How to enable CORS in Chrome, Mozilla Firefox, Safari and IE

Source: https://vaadin.com/blog/

Cross-origin resource sharing (CORS) is a mechanism that allows restricted resources (e.g. fonts, JavaScript, etc.) on a web page to be requested from another domain outside the domain from which the resource originated.

That can be extremely handy for development - when your page partly loads data from you main dev server and some API or resources are received from your local server with mocked APIs for example.

Below there instructions how to enable cross-domain requests (in other words disable default CORS policy) in all major browsers: Chrome, Mozilla Firefox, Safari and IE.
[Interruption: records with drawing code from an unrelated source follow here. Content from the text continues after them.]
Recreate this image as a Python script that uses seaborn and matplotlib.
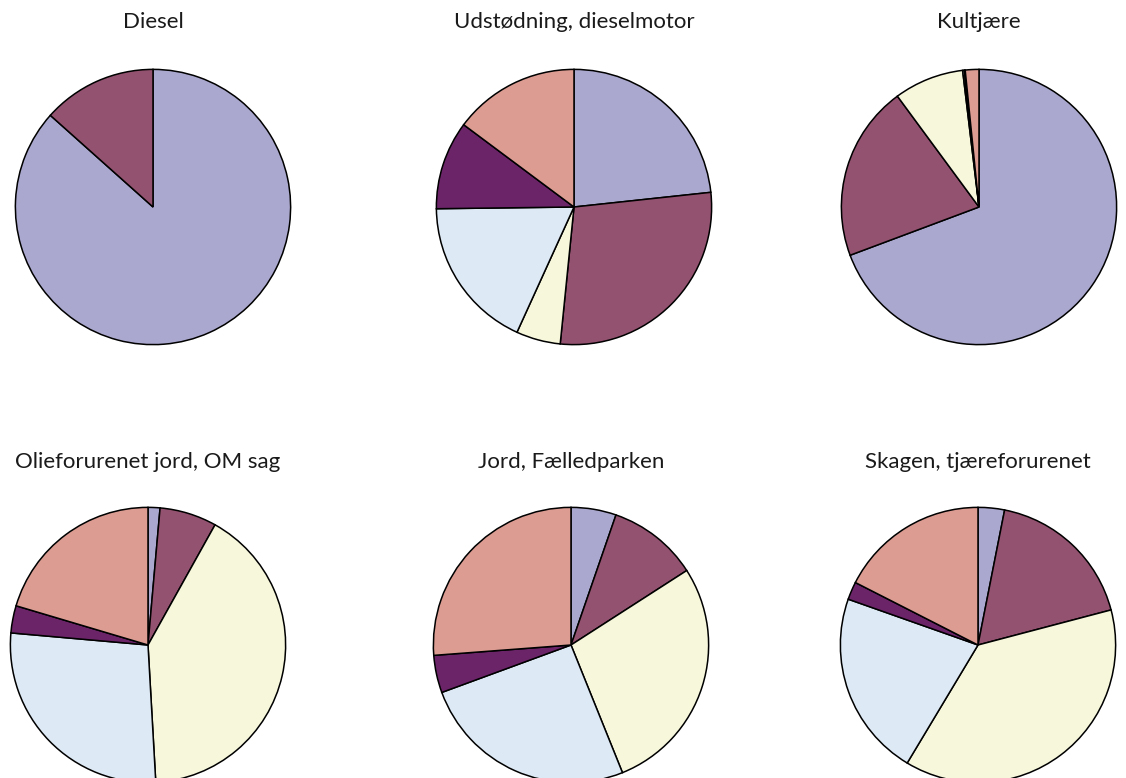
import matplotlib
matplotlib.use("Agg")
import matplotlib.pyplot as plt
import seaborn as sns

# Share of each component per sample (percent), read clockwise from 12 o'clock
titles = ["Diesel", "Udstødning, dieselmotor", "Kultjære",
          "Olieforurenet jord, OM sag", "Jord, Fælledparken", "Skagen, tjæreforurenet"]
diesel = [86.6, 13.4, 0.0, 0.0, 0.0, 0.0]
udstodning = [23.3, 28.3, 5.2, 18.0, 10.4, 14.8]
kultjaere = [69.3, 20.6, 8.2, 0.2, 0.1, 1.6]
olie_jord = [1.4, 6.7, 41.0, 27.3, 3.2, 20.4]
faelledparken = [5.3, 10.6, 28.0, 25.5, 4.4, 26.2]
skagen = [3.1, 17.8, 37.7, 21.8, 2.1, 17.5]
samples = [diesel, udstodning, kultjaere, olie_jord, faelledparken, skagen]

colors = sns.color_palette(["#AAA8CE", "#93526F", "#F7F7DC", "#DDEAF5", "#6B2468", "#DC9C92"])

sns.set_theme(style="white")
plt.rcParams['font.family'] = ['Lato', 'DejaVu Sans']

W, H = 1126, 778
fig = plt.figure(figsize=(W / 100, H / 100), dpi=100)

centers = [(153, 207), (574, 207), (979, 207), (148, 645), (571, 645), (978, 645)]
title_y = [22, 22, 22, 462, 462, 462]
r = 139

for i, (title, vals) in enumerate(zip(titles, samples)):
    cx, cy = centers[i]
    ax = fig.add_axes([(cx - r) / W, (H - cy - r) / H, 2 * r / W, 2 * r / H])
    # drop empty wedges so they don't leave stray edge lines
    vals_nz = [v for v in vals if v > 0]
    cols_nz = [c for v, c in zip(vals, colors) if v > 0]
    ax.pie(vals_nz, colors=cols_nz, startangle=90, counterclock=False, radius=1,
           wedgeprops=dict(edgecolor="black", linewidth=1.1))
    ax.set_xlim(-1.01, 1.01)
    ax.set_ylim(-1.01, 1.01)
    ax.set_aspect("equal")
    ax.axis("off")
    fig.text(cx / W, 1 - title_y[i] / H, title,
             ha="center", va="center", fontsize=16, color="#1a1a1a")

fig.savefig("out.png", dpi=100)
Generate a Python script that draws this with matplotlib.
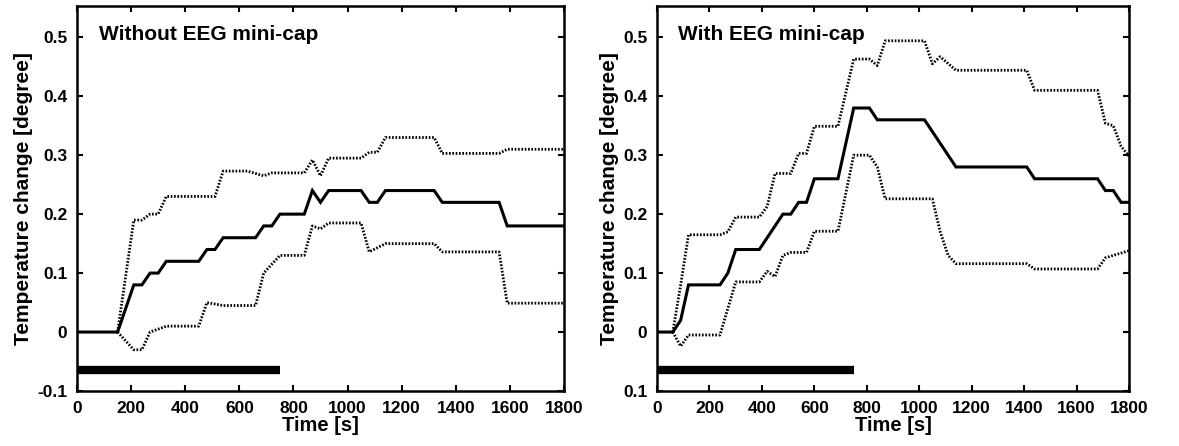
import matplotlib
matplotlib.use("Agg")
import matplotlib.pyplot as plt

plt.rcParams['font.family'] = ['Liberation Sans', 'DejaVu Sans']
plt.rcParams['font.weight'] = 'bold'

# ---- Without EEG mini-cap (left panel) ----
t_mean_a = [0, 150, 210, 240, 270, 300, 330, 450, 480, 510, 540, 660, 690, 720, 750,
            840, 870, 900, 930, 1050, 1080, 1110, 1140, 1320, 1350, 1560, 1590, 1800]
mean_a = [0, 0, 0.08, 0.08, 0.10, 0.10, 0.12, 0.12, 0.14, 0.14, 0.16, 0.16, 0.18, 0.18, 0.20,
          0.20, 0.24, 0.22, 0.24, 0.24, 0.22, 0.22, 0.24, 0.24, 0.22, 0.22, 0.18, 0.18]

t_up_a = [150, 210, 240, 270, 300, 330, 510, 540, 630, 690, 720, 840, 870, 900, 930,
          1050, 1080, 1110, 1140, 1320, 1350, 1560, 1590, 1800]
up_a = [0, 0.19, 0.19, 0.20, 0.20, 0.23, 0.23, 0.273, 0.273, 0.265, 0.27, 0.27, 0.292, 0.265, 0.295,
        0.295, 0.305, 0.305, 0.33, 0.33, 0.303, 0.303, 0.31, 0.31]

t_lo_a = [150, 210, 240, 270, 330, 450, 480, 540, 660, 690, 750, 840, 870, 900, 930,
          1050, 1080, 1140, 1320, 1350, 1560, 1590, 1800]
lo_a = [0, -0.03, -0.03, 0.0, 0.01, 0.01, 0.05, 0.045, 0.045, 0.10, 0.13, 0.13, 0.18, 0.175, 0.185,
        0.185, 0.136, 0.15, 0.15, 0.136, 0.136, 0.049, 0.049]

# ---- With EEG mini-cap (right panel) ----
t_mean_b = [0, 60, 90, 120, 240, 270, 300, 390, 480, 510, 540, 570, 600, 690, 750, 810,
            840, 1020, 1140, 1410, 1440, 1680, 1710, 1740, 1770, 1800]
mean_b = [0, 0, 0.02, 0.08, 0.08, 0.10, 0.14, 0.14, 0.20, 0.20, 0.22, 0.22, 0.26, 0.26, 0.38, 0.38,
          0.36, 0.36, 0.28, 0.28, 0.26, 0.26, 0.24, 0.24, 0.22, 0.22]

t_up_b = [60, 90, 120, 240, 270, 300, 390, 420, 450, 510, 540, 570, 600, 690, 750, 810,
          840, 870, 1020, 1050, 1080, 1140, 1410, 1440, 1680, 1710, 1740, 1770, 1800]
up_b = [0, 0.08, 0.165, 0.165, 0.17, 0.195, 0.195, 0.213, 0.269, 0.269, 0.303, 0.303, 0.349, 0.349,
        0.463, 0.463, 0.452, 0.494, 0.494, 0.455, 0.467, 0.444, 0.444, 0.41, 0.41, 0.354, 0.35,
        0.315, 0.298]

t_lo_b = [60, 90, 120, 240, 270, 300, 390, 420, 450, 480, 510, 570, 600, 690, 750, 810,
          840, 870, 1050, 1080, 1110, 1140, 1410, 1440, 1680, 1710, 1740, 1800]
lo_b = [0, -0.024, -0.005, -0.005, 0.04, 0.085, 0.085, 0.103, 0.094, 0.13, 0.135, 0.135, 0.171, 0.171,
        0.30, 0.30, 0.28, 0.226, 0.226, 0.17, 0.13, 0.116, 0.116, 0.107, 0.107, 0.126, 0.13, 0.138]

# stimulation period bar
bar_t = [0, 750]
bar_y = -0.065

x_ticks = [0, 200, 400, 600, 800, 1000, 1200, 1400, 1600, 1800]
y_ticks = [-0.1, 0, 0.1, 0.2, 0.3, 0.4, 0.5]
y_labels_a = ['-0.1', '0', '0.1', '0.2', '0.3', '0.4', '0.5']
y_labels_b = ['0.1', '0', '0.1', '0.2', '0.3', '0.4', '0.5']

fig = plt.figure(figsize=(11.79, 4.46), dpi=100)
ax1 = fig.add_axes([0.0653, 0.1233, 0.4131, 0.8632])
ax2 = fig.add_axes([0.5573, 0.1233, 0.4003, 0.8632])

panels = [
    (ax1, t_mean_a, mean_a, t_up_a, up_a, t_lo_a, lo_a, 'Without EEG mini-cap', y_labels_a),
    (ax2, t_mean_b, mean_b, t_up_b, up_b, t_lo_b, lo_b, 'With EEG mini-cap', y_labels_b),
]

for ax, tm, m, tu, u, tl, l, title, ylab in panels:
    ax.plot(tm, m, color='black', lw=2.2, solid_joinstyle='miter')
    ax.plot(tu, u, color='black', lw=2.0, linestyle=(0, (0.6, 0.6)))
    ax.plot(tl, l, color='black', lw=2.0, linestyle=(0, (0.6, 0.6)))
    ax.plot(bar_t, [bar_y, bar_y], color='black', lw=6, solid_capstyle='butt')
    ax.set_xlim(0, 1800)
    ax.set_ylim(-0.1, 0.553)
    ax.set_xticks(x_ticks)
    ax.set_xticklabels([str(v) for v in x_ticks], fontsize=12.5, fontweight='bold')
    ax.set_yticks(y_ticks)
    ax.set_yticklabels(ylab, fontsize=12.5, fontweight='bold')
    ax.tick_params(direction='in', length=4, width=1.5, top=True, right=True, pad=7)
    ax.tick_params(axis='x', pad=7)
    for sp in ax.spines.values():
        sp.set_linewidth(1.8)
    ax.set_xlabel('Time [s]', fontsize=14.5, fontweight='bold', labelpad=0)
    ax.set_ylabel('Temperature change [degree]', fontsize=15, fontweight='bold', labelpad=3)
    ax.text(0.045, 0.925, title, transform=ax.transAxes, fontsize=15, fontweight='bold',
            ha='left', va='center')

fig.savefig('out.png', dpi=100)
In Google Chrome this can be done relatively easy, either by starting it from command line with specific arguments:

open -a Google\ Chrome --args --disable-web-security

or, if you prefer to use Chrome Canary then:

open -a "Google Chrome Canary.app"  --args --disable-web-security

Or there's several extension that can do that for you: Allow-Control-Allow-Origin.

While in Mozilla disabling CORS is not that straightforward. One truly working option I've found was specific extension: CORS disabling extension for Mozilla Firefox.

One can do it in Safari in 'Development' menu. Here is the screenshot with details:


To enable cross-domain requests in Internet Explorer 8, 9, 10 you should go even deeper - in Internet Options, then click Custom level button and find Miscellaneous block in the popup. Keep in mind the limitations of IE CORS implementation.



And of course, when disabling CORS keep in mind that this is a setting that harms the security of the browsing. Don’t do it, if you're not a developer and you know what you are doing.